OBJECTIVE: Which lines hold the word "page"? Copy each one.

SUPPLIED DATA:

|---|

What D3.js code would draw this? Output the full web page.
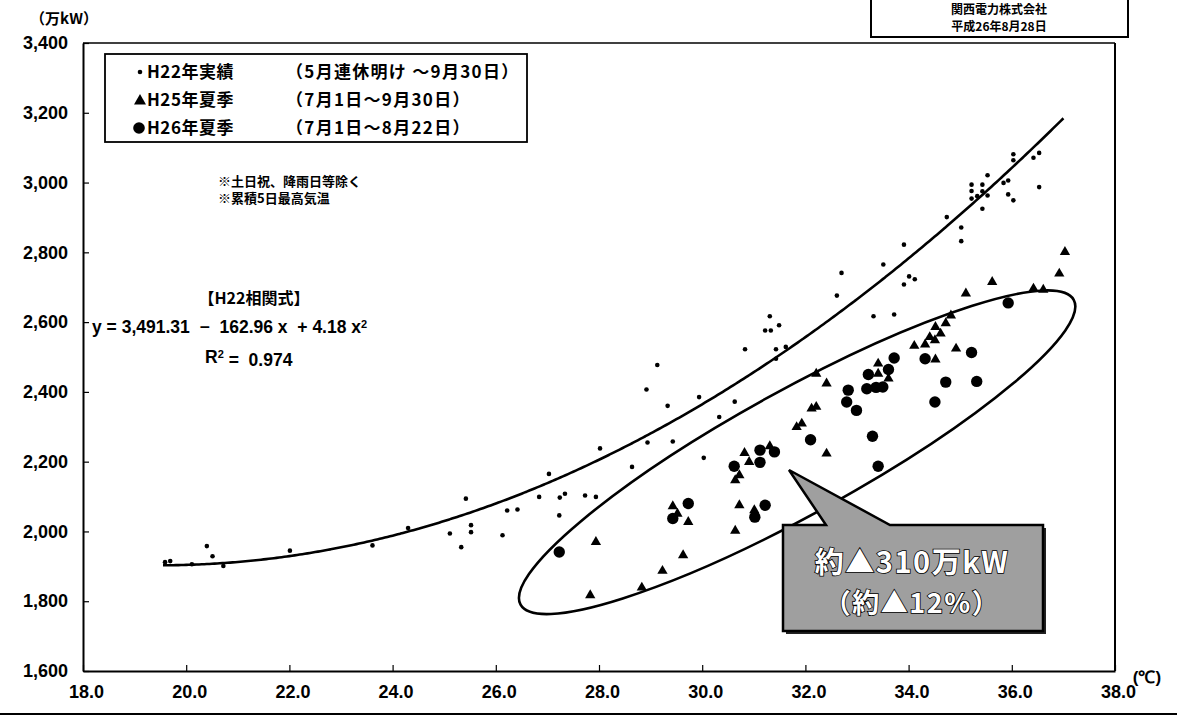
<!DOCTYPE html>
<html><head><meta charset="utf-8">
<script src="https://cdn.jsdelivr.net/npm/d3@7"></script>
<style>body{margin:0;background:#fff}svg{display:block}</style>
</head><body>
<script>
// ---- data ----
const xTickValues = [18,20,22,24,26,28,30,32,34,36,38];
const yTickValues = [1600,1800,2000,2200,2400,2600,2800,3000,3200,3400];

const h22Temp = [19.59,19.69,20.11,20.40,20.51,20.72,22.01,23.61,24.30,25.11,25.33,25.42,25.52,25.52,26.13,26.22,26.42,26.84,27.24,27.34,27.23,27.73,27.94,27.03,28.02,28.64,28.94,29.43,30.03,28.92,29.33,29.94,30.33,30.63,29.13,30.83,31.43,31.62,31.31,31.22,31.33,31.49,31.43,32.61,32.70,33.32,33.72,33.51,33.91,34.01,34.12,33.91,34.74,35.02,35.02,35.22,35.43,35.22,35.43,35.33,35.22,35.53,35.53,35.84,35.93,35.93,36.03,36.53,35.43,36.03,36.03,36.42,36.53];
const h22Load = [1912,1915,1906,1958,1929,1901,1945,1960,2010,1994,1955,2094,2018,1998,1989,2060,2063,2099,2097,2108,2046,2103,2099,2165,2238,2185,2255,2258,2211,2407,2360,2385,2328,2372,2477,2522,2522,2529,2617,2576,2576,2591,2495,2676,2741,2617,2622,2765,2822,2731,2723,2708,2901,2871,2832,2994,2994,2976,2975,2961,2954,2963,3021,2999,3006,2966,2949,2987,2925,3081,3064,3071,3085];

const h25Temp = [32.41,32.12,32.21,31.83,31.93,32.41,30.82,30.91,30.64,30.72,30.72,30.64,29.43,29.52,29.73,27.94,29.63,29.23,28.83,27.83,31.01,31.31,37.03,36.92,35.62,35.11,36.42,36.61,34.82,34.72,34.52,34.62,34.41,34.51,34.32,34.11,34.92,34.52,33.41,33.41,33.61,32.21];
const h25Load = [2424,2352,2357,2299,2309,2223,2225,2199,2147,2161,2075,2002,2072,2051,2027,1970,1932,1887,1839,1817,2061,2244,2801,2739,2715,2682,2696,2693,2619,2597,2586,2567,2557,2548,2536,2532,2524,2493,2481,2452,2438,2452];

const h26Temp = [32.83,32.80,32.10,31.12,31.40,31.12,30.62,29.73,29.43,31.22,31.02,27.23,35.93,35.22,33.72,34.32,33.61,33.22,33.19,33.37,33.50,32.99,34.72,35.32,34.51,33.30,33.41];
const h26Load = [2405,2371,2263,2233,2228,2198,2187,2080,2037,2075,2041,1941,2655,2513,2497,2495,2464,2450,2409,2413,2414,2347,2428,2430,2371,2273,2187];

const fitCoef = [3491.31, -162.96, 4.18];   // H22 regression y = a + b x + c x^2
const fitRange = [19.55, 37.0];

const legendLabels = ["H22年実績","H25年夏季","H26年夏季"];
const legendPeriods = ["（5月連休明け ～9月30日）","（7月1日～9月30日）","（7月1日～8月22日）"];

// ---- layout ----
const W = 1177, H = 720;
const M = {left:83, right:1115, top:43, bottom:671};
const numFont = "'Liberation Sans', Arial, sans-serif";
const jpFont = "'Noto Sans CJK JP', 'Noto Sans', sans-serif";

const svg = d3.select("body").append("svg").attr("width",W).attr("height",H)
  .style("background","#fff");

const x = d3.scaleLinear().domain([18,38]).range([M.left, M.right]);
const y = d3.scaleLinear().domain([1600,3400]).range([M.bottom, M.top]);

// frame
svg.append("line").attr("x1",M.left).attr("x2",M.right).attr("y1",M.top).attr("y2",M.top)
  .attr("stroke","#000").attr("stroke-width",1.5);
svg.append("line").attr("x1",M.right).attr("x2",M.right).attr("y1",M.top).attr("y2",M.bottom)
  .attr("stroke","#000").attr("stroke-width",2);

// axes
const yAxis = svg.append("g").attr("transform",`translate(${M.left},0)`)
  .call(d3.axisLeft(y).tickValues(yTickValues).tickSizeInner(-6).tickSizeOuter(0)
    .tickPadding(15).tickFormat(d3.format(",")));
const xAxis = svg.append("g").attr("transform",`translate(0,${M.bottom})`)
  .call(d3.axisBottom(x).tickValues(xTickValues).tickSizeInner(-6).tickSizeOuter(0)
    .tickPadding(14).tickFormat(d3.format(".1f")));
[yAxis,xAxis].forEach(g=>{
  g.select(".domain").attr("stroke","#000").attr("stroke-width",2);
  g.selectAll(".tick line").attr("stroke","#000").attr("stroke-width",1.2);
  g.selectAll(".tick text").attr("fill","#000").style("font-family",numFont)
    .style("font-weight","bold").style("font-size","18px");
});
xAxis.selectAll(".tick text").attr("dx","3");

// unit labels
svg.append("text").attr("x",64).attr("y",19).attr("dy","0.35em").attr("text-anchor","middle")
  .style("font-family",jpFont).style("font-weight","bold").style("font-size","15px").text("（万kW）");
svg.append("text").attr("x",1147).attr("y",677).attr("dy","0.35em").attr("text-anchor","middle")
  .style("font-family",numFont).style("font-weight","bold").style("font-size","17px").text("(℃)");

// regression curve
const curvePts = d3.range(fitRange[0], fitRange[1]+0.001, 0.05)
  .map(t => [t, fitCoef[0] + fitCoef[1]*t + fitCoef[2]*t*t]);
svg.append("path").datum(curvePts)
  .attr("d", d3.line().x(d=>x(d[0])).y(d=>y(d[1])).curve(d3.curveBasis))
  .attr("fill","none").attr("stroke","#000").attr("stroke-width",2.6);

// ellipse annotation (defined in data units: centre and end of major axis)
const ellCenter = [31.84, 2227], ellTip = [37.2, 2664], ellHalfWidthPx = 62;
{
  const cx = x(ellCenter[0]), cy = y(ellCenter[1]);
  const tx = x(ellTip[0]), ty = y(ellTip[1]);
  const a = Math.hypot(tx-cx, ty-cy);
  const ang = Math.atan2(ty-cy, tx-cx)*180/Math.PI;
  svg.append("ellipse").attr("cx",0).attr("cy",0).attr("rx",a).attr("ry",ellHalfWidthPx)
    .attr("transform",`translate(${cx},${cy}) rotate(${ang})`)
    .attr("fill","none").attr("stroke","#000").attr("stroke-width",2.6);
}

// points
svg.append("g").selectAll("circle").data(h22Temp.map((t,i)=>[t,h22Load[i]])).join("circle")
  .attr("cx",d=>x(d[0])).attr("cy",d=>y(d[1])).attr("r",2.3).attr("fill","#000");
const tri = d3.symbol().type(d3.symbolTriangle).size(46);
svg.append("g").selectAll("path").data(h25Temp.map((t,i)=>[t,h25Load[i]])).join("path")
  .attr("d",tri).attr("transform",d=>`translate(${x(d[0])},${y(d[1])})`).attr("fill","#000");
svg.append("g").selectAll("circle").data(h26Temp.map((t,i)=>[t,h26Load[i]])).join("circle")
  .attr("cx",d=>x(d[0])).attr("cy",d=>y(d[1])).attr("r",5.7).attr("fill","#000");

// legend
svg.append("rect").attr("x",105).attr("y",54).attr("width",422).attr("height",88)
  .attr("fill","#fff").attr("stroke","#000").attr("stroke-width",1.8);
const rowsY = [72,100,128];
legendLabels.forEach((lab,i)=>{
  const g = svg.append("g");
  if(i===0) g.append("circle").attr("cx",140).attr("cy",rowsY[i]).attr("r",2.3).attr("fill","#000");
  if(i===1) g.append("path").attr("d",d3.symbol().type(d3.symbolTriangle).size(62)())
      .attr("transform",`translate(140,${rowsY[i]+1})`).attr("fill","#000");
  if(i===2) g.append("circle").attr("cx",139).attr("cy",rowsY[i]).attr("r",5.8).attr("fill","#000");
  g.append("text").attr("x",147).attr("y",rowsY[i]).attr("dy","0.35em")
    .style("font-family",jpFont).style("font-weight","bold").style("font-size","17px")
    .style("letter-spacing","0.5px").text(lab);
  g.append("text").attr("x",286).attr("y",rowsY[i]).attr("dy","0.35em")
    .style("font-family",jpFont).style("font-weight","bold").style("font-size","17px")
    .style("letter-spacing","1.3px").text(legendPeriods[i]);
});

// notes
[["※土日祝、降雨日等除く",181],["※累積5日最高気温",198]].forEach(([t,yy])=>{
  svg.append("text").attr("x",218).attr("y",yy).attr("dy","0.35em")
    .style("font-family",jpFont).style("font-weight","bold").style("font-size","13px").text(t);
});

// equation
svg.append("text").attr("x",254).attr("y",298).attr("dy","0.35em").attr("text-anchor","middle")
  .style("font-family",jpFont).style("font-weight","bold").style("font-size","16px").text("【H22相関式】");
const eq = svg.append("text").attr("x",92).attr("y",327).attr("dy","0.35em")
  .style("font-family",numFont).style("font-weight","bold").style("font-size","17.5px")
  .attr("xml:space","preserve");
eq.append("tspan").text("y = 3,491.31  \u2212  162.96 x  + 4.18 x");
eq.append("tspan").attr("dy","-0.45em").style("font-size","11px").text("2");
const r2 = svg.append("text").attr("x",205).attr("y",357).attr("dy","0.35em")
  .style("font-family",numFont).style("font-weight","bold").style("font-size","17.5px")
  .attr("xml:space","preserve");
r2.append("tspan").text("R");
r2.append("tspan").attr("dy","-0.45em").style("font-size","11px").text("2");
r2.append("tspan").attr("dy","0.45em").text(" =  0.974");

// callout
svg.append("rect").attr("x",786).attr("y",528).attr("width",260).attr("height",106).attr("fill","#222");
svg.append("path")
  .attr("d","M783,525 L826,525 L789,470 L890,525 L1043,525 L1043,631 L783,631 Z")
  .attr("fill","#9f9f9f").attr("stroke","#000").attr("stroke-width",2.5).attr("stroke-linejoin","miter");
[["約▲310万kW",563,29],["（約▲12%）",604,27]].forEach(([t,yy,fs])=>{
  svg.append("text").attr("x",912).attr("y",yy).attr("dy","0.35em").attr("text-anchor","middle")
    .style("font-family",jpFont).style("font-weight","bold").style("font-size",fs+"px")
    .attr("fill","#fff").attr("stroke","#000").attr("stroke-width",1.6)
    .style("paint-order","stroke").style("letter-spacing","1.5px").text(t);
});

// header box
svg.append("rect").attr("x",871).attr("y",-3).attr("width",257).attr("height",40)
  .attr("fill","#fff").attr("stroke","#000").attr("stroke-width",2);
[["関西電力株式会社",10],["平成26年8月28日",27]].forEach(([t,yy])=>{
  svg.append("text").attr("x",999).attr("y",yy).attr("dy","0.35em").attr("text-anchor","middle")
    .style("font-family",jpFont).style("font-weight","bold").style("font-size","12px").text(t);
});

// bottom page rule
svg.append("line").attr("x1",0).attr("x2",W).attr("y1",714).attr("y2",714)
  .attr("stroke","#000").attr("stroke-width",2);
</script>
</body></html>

|---|

ANSWER IN FULL:
What D3.js code would draw this? Output the full web page.
// bottom page rule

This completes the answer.